Start of INFORMATION SUPPLIED
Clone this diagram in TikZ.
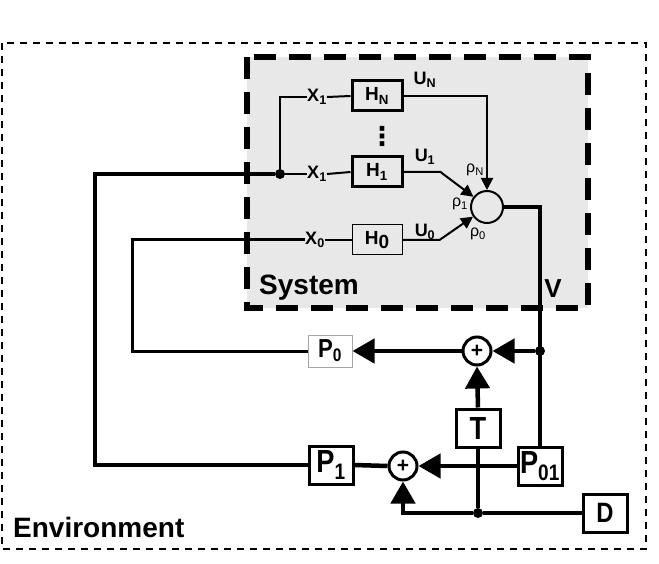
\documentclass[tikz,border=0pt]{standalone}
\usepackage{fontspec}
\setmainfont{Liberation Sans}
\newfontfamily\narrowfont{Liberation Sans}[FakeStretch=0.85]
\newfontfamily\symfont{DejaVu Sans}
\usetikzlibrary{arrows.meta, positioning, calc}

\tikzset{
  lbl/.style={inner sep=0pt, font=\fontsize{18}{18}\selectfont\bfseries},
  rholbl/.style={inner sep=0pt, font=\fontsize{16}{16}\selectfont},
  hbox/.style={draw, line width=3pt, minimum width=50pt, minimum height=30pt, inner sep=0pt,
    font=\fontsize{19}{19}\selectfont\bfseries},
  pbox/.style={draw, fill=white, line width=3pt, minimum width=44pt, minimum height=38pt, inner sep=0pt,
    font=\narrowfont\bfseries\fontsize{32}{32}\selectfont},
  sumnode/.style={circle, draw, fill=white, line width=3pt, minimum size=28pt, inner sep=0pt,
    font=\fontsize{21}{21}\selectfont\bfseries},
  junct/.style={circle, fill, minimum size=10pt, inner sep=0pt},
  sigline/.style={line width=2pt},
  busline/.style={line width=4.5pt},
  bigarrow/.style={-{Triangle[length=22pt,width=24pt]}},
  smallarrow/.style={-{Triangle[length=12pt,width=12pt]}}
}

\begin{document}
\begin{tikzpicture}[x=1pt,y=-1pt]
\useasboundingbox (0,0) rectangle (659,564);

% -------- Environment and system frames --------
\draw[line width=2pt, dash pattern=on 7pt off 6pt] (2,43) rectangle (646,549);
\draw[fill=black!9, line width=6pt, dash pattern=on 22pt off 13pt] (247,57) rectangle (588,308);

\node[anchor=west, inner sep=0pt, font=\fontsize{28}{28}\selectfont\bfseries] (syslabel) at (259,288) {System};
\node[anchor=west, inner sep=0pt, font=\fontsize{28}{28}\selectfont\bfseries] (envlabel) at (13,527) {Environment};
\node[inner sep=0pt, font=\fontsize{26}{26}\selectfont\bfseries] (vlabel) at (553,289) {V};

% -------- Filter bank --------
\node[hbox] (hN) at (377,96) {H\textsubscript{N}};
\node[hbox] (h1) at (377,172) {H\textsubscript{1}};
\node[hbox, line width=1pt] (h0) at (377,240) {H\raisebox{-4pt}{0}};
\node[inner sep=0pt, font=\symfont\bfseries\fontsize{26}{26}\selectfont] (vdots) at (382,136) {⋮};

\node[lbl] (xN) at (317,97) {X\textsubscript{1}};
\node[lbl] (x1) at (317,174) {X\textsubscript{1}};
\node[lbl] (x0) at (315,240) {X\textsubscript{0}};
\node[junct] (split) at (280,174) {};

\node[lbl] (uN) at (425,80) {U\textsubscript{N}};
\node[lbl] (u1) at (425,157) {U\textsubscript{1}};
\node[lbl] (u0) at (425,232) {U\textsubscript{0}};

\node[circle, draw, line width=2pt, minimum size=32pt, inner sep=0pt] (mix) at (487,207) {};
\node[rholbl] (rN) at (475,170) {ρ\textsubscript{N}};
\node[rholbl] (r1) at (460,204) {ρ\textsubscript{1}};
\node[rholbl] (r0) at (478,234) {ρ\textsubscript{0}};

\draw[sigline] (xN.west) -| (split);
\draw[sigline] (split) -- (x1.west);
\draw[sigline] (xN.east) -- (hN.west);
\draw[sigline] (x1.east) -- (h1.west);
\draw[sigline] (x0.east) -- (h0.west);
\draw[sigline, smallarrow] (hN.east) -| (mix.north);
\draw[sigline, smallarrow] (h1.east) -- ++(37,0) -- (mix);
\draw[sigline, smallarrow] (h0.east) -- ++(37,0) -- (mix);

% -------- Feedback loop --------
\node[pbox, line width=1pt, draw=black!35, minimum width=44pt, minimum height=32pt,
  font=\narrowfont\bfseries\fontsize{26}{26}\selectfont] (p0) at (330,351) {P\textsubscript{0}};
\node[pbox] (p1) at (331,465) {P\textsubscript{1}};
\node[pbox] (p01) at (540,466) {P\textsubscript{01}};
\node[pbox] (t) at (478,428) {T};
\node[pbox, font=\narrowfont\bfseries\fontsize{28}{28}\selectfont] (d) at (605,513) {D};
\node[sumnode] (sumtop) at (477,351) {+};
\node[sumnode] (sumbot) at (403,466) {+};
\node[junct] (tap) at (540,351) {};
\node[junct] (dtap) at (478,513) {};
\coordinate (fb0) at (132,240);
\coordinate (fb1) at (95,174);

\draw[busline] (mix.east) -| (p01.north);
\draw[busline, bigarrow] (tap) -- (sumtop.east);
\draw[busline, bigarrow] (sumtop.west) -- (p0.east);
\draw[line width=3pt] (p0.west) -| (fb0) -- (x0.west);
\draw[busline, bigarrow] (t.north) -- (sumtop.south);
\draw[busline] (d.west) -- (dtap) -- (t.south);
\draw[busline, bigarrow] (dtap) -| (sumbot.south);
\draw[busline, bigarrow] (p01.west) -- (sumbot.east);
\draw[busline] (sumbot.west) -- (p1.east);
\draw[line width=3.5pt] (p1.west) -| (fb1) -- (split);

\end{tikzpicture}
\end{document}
End of INFORMATION SUPPLIED
GIVEN REQUEST
Quote the material word for word, dropping any images it holds.

THE RESPONSE
Clone this diagram in TikZ.
\documentclass[tikz,border=0pt]{standalone}
\usepackage{fontspec}
\setmainfont{Liberation Sans}
\newfontfamily\narrowfont{Liberation Sans}[FakeStretch=0.85]
\newfontfamily\symfont{DejaVu Sans}
\usetikzlibrary{arrows.meta, positioning, calc}

\tikzset{
  lbl/.style={inner sep=0pt, font=\fontsize{18}{18}\selectfont\bfseries},
  rholbl/.style={inner sep=0pt, font=\fontsize{16}{16}\selectfont},
  hbox/.style={draw, line width=3pt, minimum width=50pt, minimum height=30pt, inner sep=0pt,
    font=\fontsize{19}{19}\selectfont\bfseries},
  pbox/.style={draw, fill=white, line width=3pt, minimum width=44pt, minimum height=38pt, inner sep=0pt,
    font=\narrowfont\bfseries\fontsize{32}{32}\selectfont},
  sumnode/.style={circle, draw, fill=white, line width=3pt, minimum size=28pt, inner sep=0pt,
    font=\fontsize{21}{21}\selectfont\bfseries},
  junct/.style={circle, fill, minimum size=10pt, inner sep=0pt},
  sigline/.style={line width=2pt},
  busline/.style={line width=4.5pt},
  bigarrow/.style={-{Triangle[length=22pt,width=24pt]}},
  smallarrow/.style={-{Triangle[length=12pt,width=12pt]}}
}

\begin{document}
\begin{tikzpicture}[x=1pt,y=-1pt]
\useasboundingbox (0,0) rectangle (659,564);

% -------- Environment and system frames --------
\draw[line width=2pt, dash pattern=on 7pt off 6pt] (2,43) rectangle (646,549);
\draw[fill=black!9, line width=6pt, dash pattern=on 22pt off 13pt] (247,57) rectangle (588,308);

\node[anchor=west, inner sep=0pt, font=\fontsize{28}{28}\selectfont\bfseries] (syslabel) at (259,288) {System};
\node[anchor=west, inner sep=0pt, font=\fontsize{28}{28}\selectfont\bfseries] (envlabel) at (13,527) {Environment};
\node[inner sep=0pt, font=\fontsize{26}{26}\selectfont\bfseries] (vlabel) at (553,289) {V};

% -------- Filter bank --------
\node[hbox] (hN) at (377,96) {H\textsubscript{N}};
\node[hbox] (h1) at (377,172) {H\textsubscript{1}};
\node[hbox, line width=1pt] (h0) at (377,240) {H\raisebox{-4pt}{0}};
\node[inner sep=0pt, font=\symfont\bfseries\fontsize{26}{26}\selectfont] (vdots) at (382,136) {⋮};

\node[lbl] (xN) at (317,97) {X\textsubscript{1}};
\node[lbl] (x1) at (317,174) {X\textsubscript{1}};
\node[lbl] (x0) at (315,240) {X\textsubscript{0}};
\node[junct] (split) at (280,174) {};

\node[lbl] (uN) at (425,80) {U\textsubscript{N}};
\node[lbl] (u1) at (425,157) {U\textsubscript{1}};
\node[lbl] (u0) at (425,232) {U\textsubscript{0}};

\node[circle, draw, line width=2pt, minimum size=32pt, inner sep=0pt] (mix) at (487,207) {};
\node[rholbl] (rN) at (475,170) {ρ\textsubscript{N}};
\node[rholbl] (r1) at (460,204) {ρ\textsubscript{1}};
\node[rholbl] (r0) at (478,234) {ρ\textsubscript{0}};

\draw[sigline] (xN.west) -| (split);
\draw[sigline] (split) -- (x1.west);
\draw[sigline] (xN.east) -- (hN.west);
\draw[sigline] (x1.east) -- (h1.west);
\draw[sigline] (x0.east) -- (h0.west);
\draw[sigline, smallarrow] (hN.east) -| (mix.north);
\draw[sigline, smallarrow] (h1.east) -- ++(37,0) -- (mix);
\draw[sigline, smallarrow] (h0.east) -- ++(37,0) -- (mix);

% -------- Feedback loop --------
\node[pbox, line width=1pt, draw=black!35, minimum width=44pt, minimum height=32pt,
  font=\narrowfont\bfseries\fontsize{26}{26}\selectfont] (p0) at (330,351) {P\textsubscript{0}};
\node[pbox] (p1) at (331,465) {P\textsubscript{1}};
\node[pbox] (p01) at (540,466) {P\textsubscript{01}};
\node[pbox] (t) at (478,428) {T};
\node[pbox, font=\narrowfont\bfseries\fontsize{28}{28}\selectfont] (d) at (605,513) {D};
\node[sumnode] (sumtop) at (477,351) {+};
\node[sumnode] (sumbot) at (403,466) {+};
\node[junct] (tap) at (540,351) {};
\node[junct] (dtap) at (478,513) {};
\coordinate (fb0) at (132,240);
\coordinate (fb1) at (95,174);

\draw[busline] (mix.east) -| (p01.north);
\draw[busline, bigarrow] (tap) -- (sumtop.east);
\draw[busline, bigarrow] (sumtop.west) -- (p0.east);
\draw[line width=3pt] (p0.west) -| (fb0) -- (x0.west);
\draw[busline, bigarrow] (t.north) -- (sumtop.south);
\draw[busline] (d.west) -- (dtap) -- (t.south);
\draw[busline, bigarrow] (dtap) -| (sumbot.south);
\draw[busline, bigarrow] (p01.west) -- (sumbot.east);
\draw[busline] (sumbot.west) -- (p1.east);
\draw[line width=3.5pt] (p1.west) -| (fb1) -- (split);

\end{tikzpicture}
\end{document}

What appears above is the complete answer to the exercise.